Mas eu queria morrer. Eu não queria mais sentir, não queria mais doer, arder, queimar. Não queria mais a cegueira, a raiva, ira.. Não queria mais me ver impotente com tudo o que foi feito de mim. Um dia me foi dito que eu me vitimizava. Acredito nisso mas, como você sai de um poço onde te enfiaram e você se vê até o pescoço com tudo o que te afoga?

Eu não disse que estava à beira de me matar, eu ataquei com o último tiro que eu tinha. Na verdade não era o último, o último seria acabar com as minhas alternativas de trajeto. Eu não disse que não dormia, não trabalhava, que estava afuncional, que estava me sentindo usada e diminuída. Eu não disse nada do que estava me comendo por dentro. Eu não fiz nem dez por cento do drama que estou fazendo agora, nessas letras. Eu queria morrer, mas não tinha força nem mesmo para isso. Eu segui existindo pela falta de força pra me rebelar com a minha vida ou tirar a minha vida.

Não sei se o risco passou, realmente não sei. Sei que você não afunda por uma razão, são várias as dores que me furam, mas é incrível como uma pessoa pode foder com a sua cabeça e te jogar num precipício tão fundo. É uma sensação de ser exaurida emocionalmente, esvaziada. É estranho pensar nisso, porque essa mesma pessoa não conseguiria me esgotar fisicamente, nunca conseguiu. Acho que a sensação emocional seria semelhante a de não saber mais sentir paz; É isso: ele me tirava a capacidade de sentir paz.

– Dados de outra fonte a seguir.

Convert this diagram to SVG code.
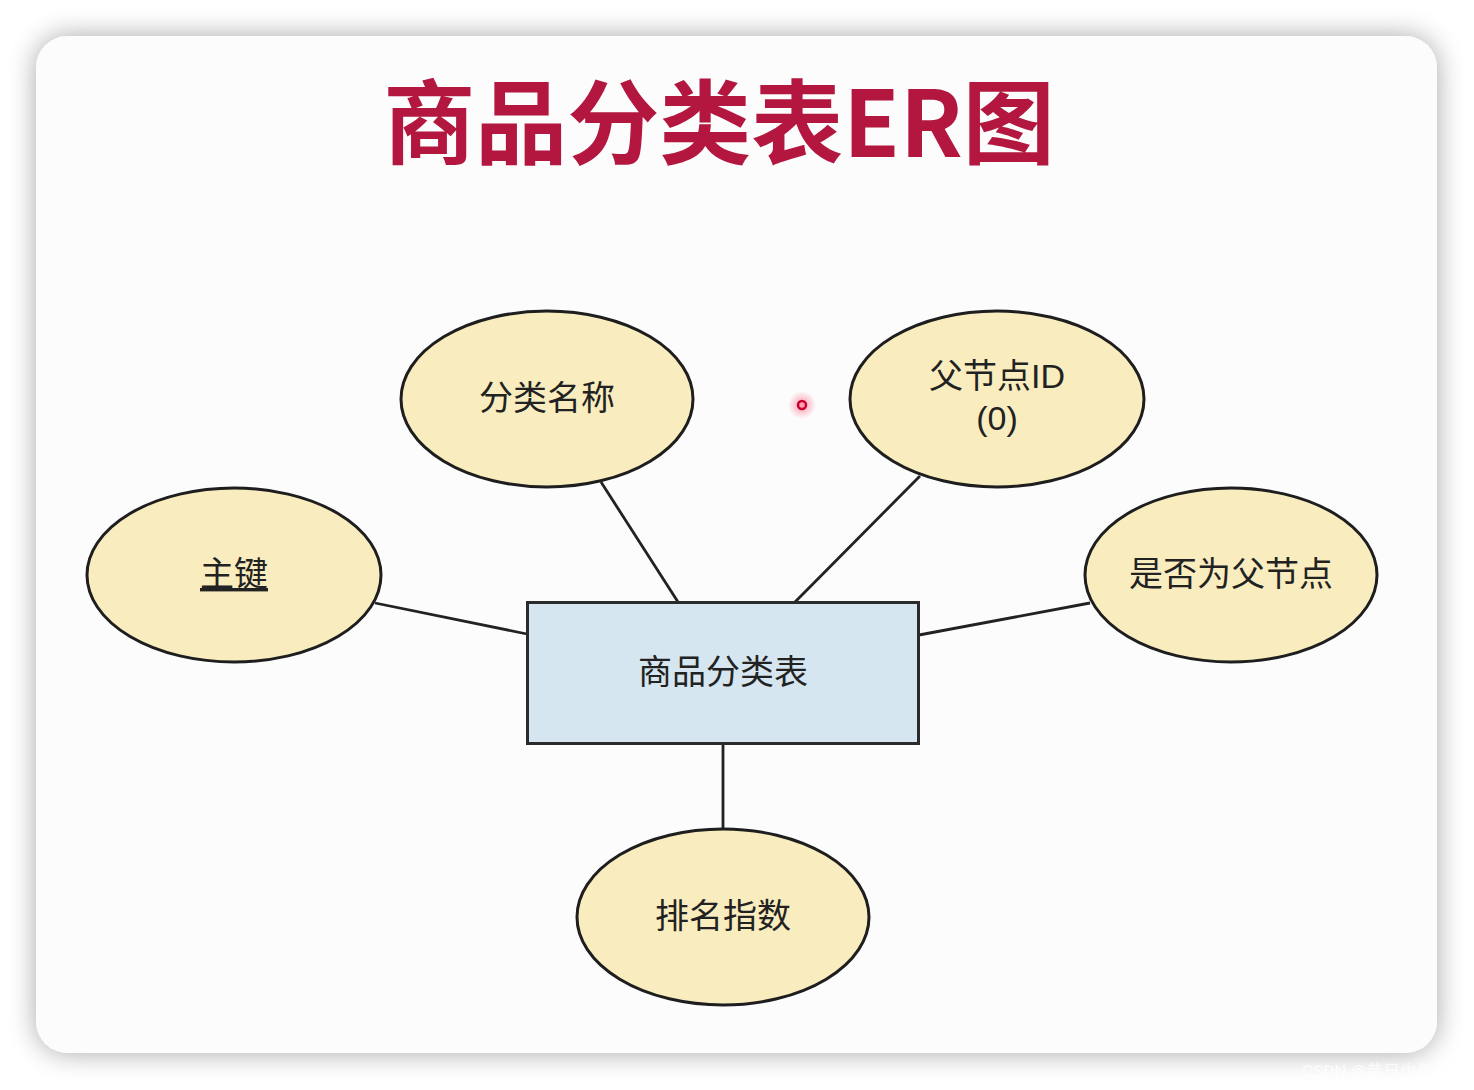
<svg xmlns="http://www.w3.org/2000/svg" width="1474" height="1090" viewBox="0 0 1474 1090">
  <defs>
    <filter id="shadow" x="-10%" y="-10%" width="120%" height="120%">
      <feGaussianBlur in="SourceAlpha" stdDeviation="14"/>
      <feComponentTransfer><feFuncA type="linear" slope="0.35"/></feComponentTransfer>
      <feMerge><feMergeNode/><feMergeNode in="SourceGraphic"/></feMerge>
    </filter>
    <radialGradient id="dotglow">
      <stop offset="0" stop-color="#ff6a8a" stop-opacity="0.7"/>
      <stop offset="1" stop-color="#ff6a8a" stop-opacity="0"/>
    </radialGradient>
  </defs>
  <style>
    .attr { fill: #f9edbf; stroke: #1e1e1e; stroke-width: 3; }
    .entity { fill: #d6e6f0; stroke: #2b2b2b; stroke-width: 3; }
    .lbl { font-family: "Noto Sans CJK SC", "Noto Sans", sans-serif; font-size: 34px; fill: #222; text-anchor: middle; }
    .lbl2 { font-family: "Liberation Sans", "Noto Sans CJK SC", sans-serif; font-size: 34px; fill: #222; text-anchor: middle; }
    .edge { stroke: #222; stroke-width: 2.8; fill: none; }
    .title { font-family: "Noto Sans CJK SC", "Noto Sans", sans-serif; font-weight: 700; font-size: 92px; fill: #b3173f; }
  </style>
  <rect width="1474" height="1090" fill="#ffffff"/>
  <rect x="36" y="36" width="1401" height="1017" rx="32" fill="#fbfcfb" filter="url(#shadow)"/>
  <text class="title" x="719" y="157" text-anchor="middle">商品分类表ER图</text>

  <g id="connectors">
    <line class="edge" x1="601" y1="482" x2="678" y2="602"/>
    <line class="edge" x1="920" y1="476" x2="795" y2="602"/>
    <line class="edge" x1="375" y1="603" x2="527" y2="634"/>
    <line class="edge" x1="1090" y1="603" x2="919" y2="635"/>
    <line class="edge" x1="723" y1="744" x2="723" y2="829"/>
  </g>

  <g id="entity">
    <rect class="entity" x="527.5" y="602.5" width="391" height="141"/>
    <text class="lbl" x="723" y="684">商品分类表</text>
  </g>
  <g id="attr-name">
    <ellipse class="attr" cx="547" cy="399" rx="146" ry="88"/>
    <text class="lbl" x="547" y="410">分类名称</text>
  </g>
  <g id="attr-parent-id">
    <ellipse class="attr" cx="997" cy="399" rx="147" ry="88"/>
    <text class="lbl2" x="997" y="388">父节点ID</text>
    <text class="lbl2" x="997" y="430">(0)</text>
  </g>
  <g id="attr-pk">
    <ellipse class="attr" cx="234" cy="575" rx="147" ry="87"/>
    <text class="lbl" x="234" y="586" text-decoration="underline">主键</text>
  </g>
  <g id="attr-is-parent">
    <ellipse class="attr" cx="1231" cy="575" rx="146" ry="87"/>
    <text class="lbl" x="1231" y="586">是否为父节点</text>
  </g>
  <g id="attr-rank">
    <ellipse class="attr" cx="723" cy="917" rx="146" ry="88"/>
    <text class="lbl" x="723" y="928">排名指数</text>
  </g>

  <circle cx="802" cy="405" r="14" fill="url(#dotglow)"/>
  <circle cx="802" cy="405" r="4" fill="none" stroke="#c8002c" stroke-width="2.5"/>
  <text x="1302" y="1077" font-family="Roboto, 'Noto Sans CJK SC', sans-serif" font-size="17" fill="#ffffff" fill-opacity="0.8">CSDN @昔日少年</text>
</svg>
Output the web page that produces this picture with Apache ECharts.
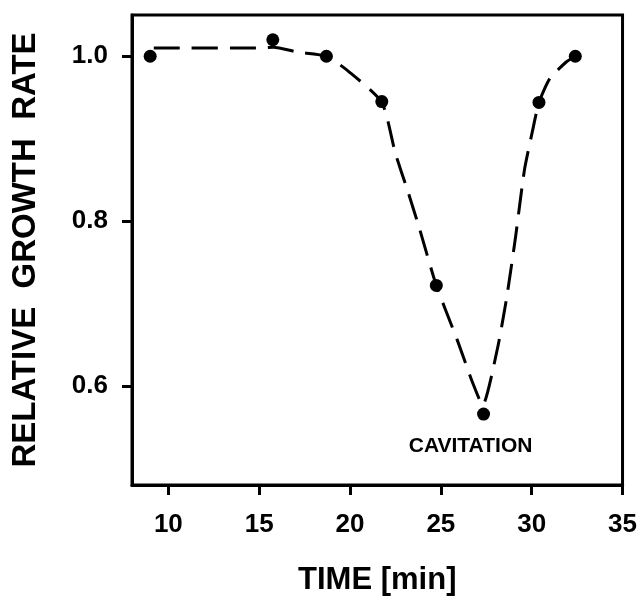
<!DOCTYPE html>
<html>
<head>
<meta charset="utf-8">
<title>Relative growth rate</title>
<script src="https://cdn.jsdelivr.net/npm/echarts@6/dist/echarts.min.js"></script>
<style>
  html, body { margin: 0; padding: 0; background: #fff; }
  #chart { width: 640px; height: 603px; }
</style>
</head>
<body>
<div id="chart"></div>
<script type="text/javascript">
// measured points
var timeMin = [9.0, 15.75, 18.7, 21.75, 24.75, 27.35, 30.4, 32.4];
var growthRate = [1.0, 1.02, 1.0, 0.945, 0.722, 0.566, 0.944, 1.0];

// dashed fitted curve
var curveTime = [9.2, 15.0, 15.8, 17.1, 18.7, 19.9, 21.75, 22.5, 23.2, 23.85, 24.75, 25.9, 26.75, 27.3, 28.1, 28.6, 29.1, 29.6, 30.05, 30.4, 31.0, 31.9, 32.4];
var curveRate = [1.01, 1.01, 1.011, 1.005, 1.0, 0.982, 0.944, 0.882, 0.835, 0.789, 0.722, 0.656, 0.604, 0.577, 0.644, 0.704, 0.779, 0.862, 0.91, 0.944, 0.973, 0.993, 1.0];

var xTicks = [10, 15, 20, 25, 30, 35];
var yTicks = [0.6, 0.8, 1.0];
var noteText = 'CAVITATION';
var noteIndex = 5;

var font = '"Liberation Sans", Arial, sans-serif';

var pointData = timeMin.map(function (t, i) {
    var item = { value: [t, growthRate[i]] };
    if (i === noteIndex) {
        item.label = {
            show: true,
            position: 'bottom',
            distance: 15,
            offset: [-13, 0],
            formatter: noteText,
            color: '#000',
            opacity: 1,
            fontFamily: font,
            fontWeight: 'bold',
            fontSize: 21
        };
    }
    return item;
});
var curveData = curveTime.map(function (t, i) { return [t, curveRate[i]]; });

var myChart = echarts.init(document.getElementById('chart'));
var option = {
    backgroundColor: '#fff',
    animation: false,
    grid: {
        left: 132, right: 17, top: 15, bottom: 118,
        show: true, borderColor: '#000', borderWidth: 3
    },
    xAxis: {
        type: 'value',
        min: 8, max: 35,
        name: 'TIME [min]',
        nameLocation: 'middle',
        nameGap: 80,
        nameTextStyle: { color: '#000', fontFamily: font, fontWeight: 'bold', fontSize: 31 },
        splitLine: { show: false },
        axisLine: { show: true, lineStyle: { color: '#000', width: 3 } },
        axisTick: { show: true, customValues: xTicks, length: 10, lineStyle: { color: '#000', width: 3 } },
        axisLabel: {
            customValues: xTicks, margin: 27,
            color: '#000', fontFamily: font, fontWeight: 'bold', fontSize: 26
        }
    },
    yAxis: {
        type: 'value',
        min: 0.48, max: 1.05,
        name: 'RELATIVE  GROWTH  RATE',
        nameLocation: 'middle',
        nameGap: 90,
        nameTextStyle: { color: '#000', fontFamily: font, fontWeight: 'bold', fontSize: 33 },
        splitLine: { show: false },
        axisLine: { show: true, lineStyle: { color: '#000', width: 3 } },
        axisTick: { show: true, customValues: yTicks, length: 10, lineStyle: { color: '#000', width: 3 } },
        axisLabel: {
            customValues: yTicks, margin: 24,
            formatter: function (v) { return v.toFixed(1); },
            color: '#000', fontFamily: font, fontWeight: 'bold', fontSize: 26
        }
    },
    series: [
        {
            type: 'line',
            data: curveData,
            smooth: 0.2,
            showSymbol: false,
            symbol: 'none',
            lineStyle: { color: '#000', width: 3, type: [26, 12] }
        },
        {
            type: 'scatter',
            data: pointData,
            symbol: 'circle',
            symbolSize: 13,
            itemStyle: { color: '#000', opacity: 1 }
        }
    ]
};
myChart.setOption(option);
</script>
</body>
</html>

Eu trabalhei como uma louca, eu tive tantas perdas absurdas, algumas vitórias que me tiraram da morte, que me ajudaram a ter fé em Deus, que me permitiram seguir lutando no meio da guerra.. Foi tanta coisa que parecia que eu nem estava viva. E eu segui lutando, até mesmo nem perceber que estava lutando. E foi a ruindade de uma pessoa abusiva que me fez caminhar pra desistir.

Será que eu me acostumei a ver pessoas morrerem?  Será que a sensação de dever cumprido ao ver que fiz tudo o que pude no cuidado e vê-las partindo me deram a ilusão de que isso é paz? Eu não sei, mas penso que, se tivesse seguido naquela linha, eu teria facilmente me jogado no precipício para ver tudo parar. Eu só queria parar de doer. 

Colocar limites, não falar, não ser procurada, não me aproximar, enfim.. Todas as barreiras que eu coloquei para não colocar fim a mim. Não fizeram parar de queimar, mas me permitem respirar, me cuidar, ter esperança que isso cure, com um pouco de sorte, um punhado de fé. É atordoante pensar que eu quis dar fim a mim para não sentir o que eu vinha sentindo e eu preciso entender de onde vem tudo isso. Esse texto é menos para cuspir e mais pra engolir a saliva, para digerir, para eliminar de mim as coisas que eu sinto e não entendo de onde vêm.